How can I increase the performance in a map lookup with key type std::string?

First, turn off all the profiling and DEBUG switches. These can slow down STL immensely.

If that's not it, part of the problem may be that your strings are identical for the first 80-90% of the string. This isn't bad for map, necessarily, but it is for string comparisons. If this is the case, your search can take much longer.

For example, in this code find() will likely result in a couple of string compares, but each will return after comparing the first character until "david", and then the first three characters will be checked. So at most, 5 characters will be checked per call.

map<string,int> names;
names["larry"] = 1;
names["david"] = 2;
names["juanita"] = 3;

map<string,int>::iterator iter = names.find("daniel");

On the other hand, in the following code, find() will likely check 135+ characters:

map<string,int> names;
names["/usr/local/lib/fancy-pants/share/etc/doc/foobar/longpath/yadda/yadda/wilma"] = 1;
names["/usr/local/lib/fancy-pants/share/etc/doc/foobar/longpath/yadda/yadda/fred"] = 2;
names["/usr/local/lib/fancy-pants/share/etc/doc/foobar/longpath/yadda/yadda/barney"] = 3;

map<string,int>::iterator iter = names.find("/usr/local/lib/fancy-pants/share/etc/doc/foobar/longpath/yadda/yadda/betty");

That's because the string comparisons have to search deeper to find a match since the beginning of each string is the same.

Using size() in your comparison for equality won't help you much here since your data set is so small. A std::map is kept sorted so its elements can be searched with a binary search. Each call to find should result in less than 5 string comparisons for a miss, and an average of 2 comparisons for a hit. But it does depend on your data. If most of your path strings are of different lengths, then a size check like Motti describes could help a lot.

Something to consider when thinking of alternative algorithms is how many many "hits" you get. Are most of your find() calls returning end() or a hit? If most of your find()s return end() (misses) then you are searching the entire map every time (2logn string compares).

Hash_map is a good idea; it should cut your search time in about half for hits; more for misses.

A custom algorithm may be called for because of the nature of path strings, especially if your data set has common ancestry like in the above code.

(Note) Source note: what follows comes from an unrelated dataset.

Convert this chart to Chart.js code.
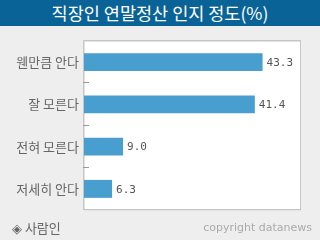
<!DOCTYPE html>
<html>
<head>
<meta charset="utf-8">
<script src="https://cdn.jsdelivr.net/npm/chart.js@4/dist/chart.umd.min.js"></script>
<style>
  html, body { margin: 0; padding: 0; }
  body { width: 320px; height: 240px; background: #eeeeee; position: relative; overflow: hidden; font-family: 'Noto Sans CJK KR', sans-serif; }
  #title { position: absolute; left: 0; top: 0; width: 320px; height: 26px; background: #0a6396; color: #fff; font-size: 17.5px; line-height: 26px; text-align: center; }
  #chartBox { position: absolute; left: 0; top: 0; width: 320px; height: 240px; }
  #source { position: absolute; left: 12px; top: 218px; font-size: 13px; color: #666; line-height: 20px; }
  #copy { position: absolute; right: 8px; top: 219px; font-family: 'DejaVu Sans', sans-serif; font-size: 11px; color: #aaa; line-height: 18px; }
</style>
</head>
<body>
<div id="chartBox"><canvas id="awarenessChart" width="320" height="240"></canvas></div>
<div id="title">직장인 연말정산 인지 정도(%)</div>
<div id="source">◈ 사람인</div>
<div id="copy">copyright datanews</div>
<script>
const categories = ['웬만큼 안다', '잘 모른다', '전혀 모른다', '저세히 안다'];
const shares = [43.3, 41.4, 9.0, 6.3];
const xMin = -0.6;
const xMax = 52.5;

// white plot box with grey border
const plotBox = {
    id: 'plotBox',
    beforeDraw(chart) {
        const { ctx, chartArea } = chart;
        ctx.save();
        ctx.fillStyle = '#ffffff';
        ctx.fillRect(chartArea.left, chartArea.top, chartArea.right - chartArea.left, chartArea.bottom - chartArea.top);
        ctx.strokeStyle = '#e2e2e2';
        ctx.lineWidth = 1;
        ctx.strokeRect(chartArea.left - 0.5 + 1, chartArea.top - 0.5 + 1, chartArea.right - chartArea.left, chartArea.bottom - chartArea.top);
        ctx.strokeStyle = '#c6c6c6';
        ctx.strokeRect(chartArea.left - 0.5, chartArea.top - 0.5, chartArea.right - chartArea.left + 1, chartArea.bottom - chartArea.top);
        ctx.restore();
    }
};

// little ticks between the categories, pointing inward
const innerTicks = {
    id: 'innerTicks',
    afterDraw(chart) {
        const { ctx, chartArea } = chart;
        const yScale = chart.scales.y;
        ctx.save();
        ctx.strokeStyle = '#999999';
        ctx.lineWidth = 1;
        for (let i = 1; i < categories.length; i++) {
            const y = Math.round((yScale.getPixelForValue(i - 1) + yScale.getPixelForValue(i)) / 2) - 0.5;
            ctx.beginPath();
            ctx.moveTo(chartArea.left - 1, y);
            ctx.lineTo(chartArea.left + 5, y);
            ctx.stroke();
        }
        ctx.restore();
    }
};

// value labels at the end of each bar
const valueLabels = {
    id: 'valueLabels',
    afterDatasetsDraw(chart) {
        const { ctx } = chart;
        const meta = chart.getDatasetMeta(0);
        ctx.save();
        ctx.font = '11px "DejaVu Sans Mono", monospace';
        ctx.fillStyle = '#555555';
        ctx.textAlign = 'left';
        ctx.textBaseline = 'middle';
        meta.data.forEach((bar, i) => {
            ctx.fillText(shares[i].toFixed(1), bar.x + 4, bar.y + 1);
        });
        ctx.restore();
    }
};

const ctx = document.getElementById('awarenessChart').getContext('2d');
new Chart(ctx, {
    type: 'bar',
    data: {
        labels: categories,
        datasets: [{
            data: shares,
            base: xMin,
            backgroundColor: '#489fcf',
            borderWidth: 0,
            categoryPercentage: 1,
            barPercentage: 0.425
        }]
    },
    options: {
        indexAxis: 'y',
        responsive: false,
        animation: false,
        layout: { padding: { left: 0, top: 41, right: 20, bottom: 30 } },
        plugins: {
            legend: { display: false },
            tooltip: { enabled: false }
        },
        scales: {
            x: {
                display: false,
                min: xMin,
                max: xMax
            },
            y: {
                afterFit(scale) { scale.width = 84; },
                border: { display: false },
                grid: { display: false, drawTicks: false },
                ticks: {
                    color: '#666666',
                    padding: 5,
                    font: { family: '"Noto Sans CJK KR", sans-serif', size: 13 }
                }
            }
        }
    },
    plugins: [plotBox, innerTicks, valueLabels]
});
</script>
</body>
</html>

Another thing to consider is how you get your search strings. If you are reusing them, it may help to encode them into something that is easier to compare. If you use them once and discard them, then this encoding step is probably too expensive.

I used something like a Huffman coding tree once (a long time ago) to optimize string searches. A binary string search tree like that may be more efficient in some cases, but its pretty expensive for small sets like yours.

Finally, look into alternative std::map implementations. I've heard bad things about some of VC's stl code performance. The DEBUG library in particular is bad about checking you on every call. StlPort used to be a good alternative, but I haven't tried it in a few years. I've always loved Boost too.


As Even said the operator used in a set is < not ==.

If you don't care about the order of the strings in your set you can pass the set a custom comparator that performs better than the regular less-than.

For example if a lot of your strings have similar prefixes (but they vary in length) you can sort by string length (since string.length is constant speed).

If you do so beware a common mistake:

struct comp {
    bool operator()(const std::string& lhs, const std::string& rhs)
    {
        if (lhs.length() < rhs.length())
            return true;
        return lhs < rhs;
    }
};

This operator does not maintain a strict weak ordering, as it can treat two strings as each less than the other.

string a = "z";
string b = "aa";

Follow the logic and you'll see that comp(a, b) == true and comp(b, a) == true.

The correct implementation is:

struct comp {
    bool operator()(const std::string& lhs, const std::string& rhs)
    {
        if (lhs.length() != rhs.length())
            return lhs.length() < rhs.length();
        return lhs < rhs;
    }
};

The first thing is to try using a hash_map if that's possible - you are right that the standard string compare doesn't first check for size (since it compares lexicographically), but writing your own map code is something you'd be better off avoiding. From your question it sounds like you do not need to iterate over ranges; in that case map doesn't have anything hash_map doesn't.

It also depends on what sort of keys you have in your map. Are they typically very long? Also what does "a little slow" mean? If you have not profiled the code it's quite possible that it's a different part taking time.

Update: Hmm, the bottleneck in your program is a map::find, but the map always has less than 15 elements. This makes me suspect that the profile was somehow misleading, because a find on a map this small should not be slow, at all. In fact, a map::find should be so fast, just the overhead of profiling could be more than the find call itself. I have to ask again, are you sure this is really the bottleneck in your program? You say the strings are paths, but you're not doing any sort of OS calls, file system access, disk access in this loop? Any of those should be orders of magnitude slower than a map::find on a small map. Really any way of getting a string should be slower than the map::find.